Spotlight on the Companies Act size threshold and non-financial reporting changes
Changes to the company law size thresholds and other reporting changes are effective from 6 April 2025. Find out more about how these will impact on company reporting.
The UK government confirmed changes to the company law size thresholds and other reporting changes in The Companies (Accounts and Reports) (Amendment and Transitional Provision) Regulations 2024.
The size threshold changes in the 2024 Regulations, along with the related financial reporting concessions, apply to financial years beginning on or after 6 April 2025 and are relevant to companies, limited liabilities partnerships (LLPs) and qualifying limited partnerships.
The removal of certain directors’ report requirements applies to companies only.
Details of the size threshold changes and the background to this package of reforms are set out in an earlier ICAS update.

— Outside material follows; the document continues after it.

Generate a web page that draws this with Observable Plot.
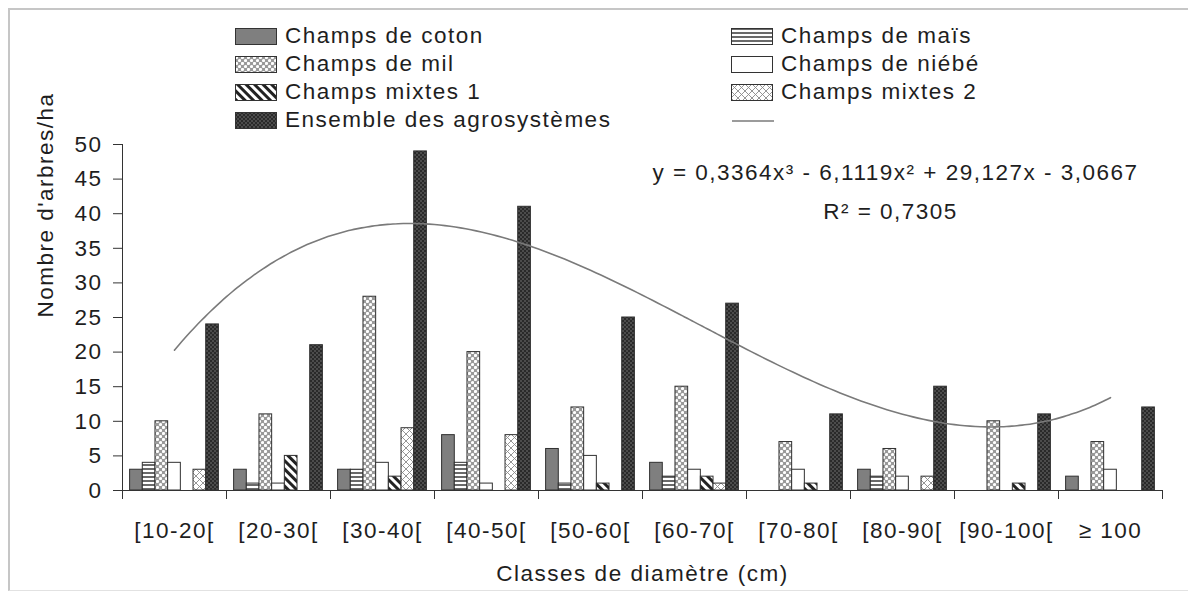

Assessing entity size under the 2024 Regulations
‘Smoothing provisions' mean that an entity only changes size classification if it meets the size thresholds for two consecutive years. In the first year the changes are effective, the new thresholds are applied retrospectively for those calculations, which means a company could change size classification in the first year it applies the new thresholds.
Concessions for entities qualifying as small, including micro-entities
Entities qualifying as small or micro-entities for the first time will have simpler disclosure requirements, including the ability to apply Section 1A of FRS 102, The Financial Reporting Standard applicable in the UK and Republic of Ireland, in the case of small entities, or FRS 105, The Financial Reporting Standard applicable to the micro-entities regime, in the case of micro-entities.
Entities falling within the small companies regime, which includes micro-entities, are entitled to audit exemption and aren’t required to prepare consolidated group accounts, if they are a parent.
The 2024 Regulations also remove the directors’ report requirement for companies to disclose policies on recruiting and supporting disabled staff.
Directors’ report changes for large and medium-sized companies
For large and medium-sized companies, the 2024 Regulations no longer require directors’ reports to include:
- Policies on recruiting and supporting disabled staff and on engagement with employees, suppliers, customers and others; and
- information about financial instrument risks, research and development spending, and post-balance sheet events.
These changes aim to reduce duplication, as similar information is often covered elsewhere in reports, like the business review within the strategic report.
Streamlined Energy and Carbon Reporting (companies and LLPs only)
Streamlined Energy and Carbon Reporting (SECR) disclosures will still apply to companies and LLPs classified as large under the old thresholds i.e. size thresholds applying to financial years beginning on or before 5 April 2025. This means that some companies and LLPs moving down to a lower size classification under the new thresholds may still need to make these disclosures.
FRC resources
In response to the 2024 Regulations, the FRC has published a summary document outlining the changes to the reporting thresholds, along with key considerations for stakeholders, and updates to existing relevant material as follows:
- Amendments to FRS 102 and FRS 105, along with an accompanying impact assessment.
- An updated Overview of the financial reporting framework. A key purpose of this document is to assist smaller entities by providing an overview of the simpler financial reporting regimes that may be available to them.
- Updated and streamlined scoping tables that set out Companies Act 2006 disclosure requirements for the strategic report, the directors’ report and the energy and carbon report. This publication supersedes Appendices II, III, IV(a) and IV(b) in the Guidance on the strategic report (2022).
- An updated version of FRS 102 Factsheet 8 on climate-related matters.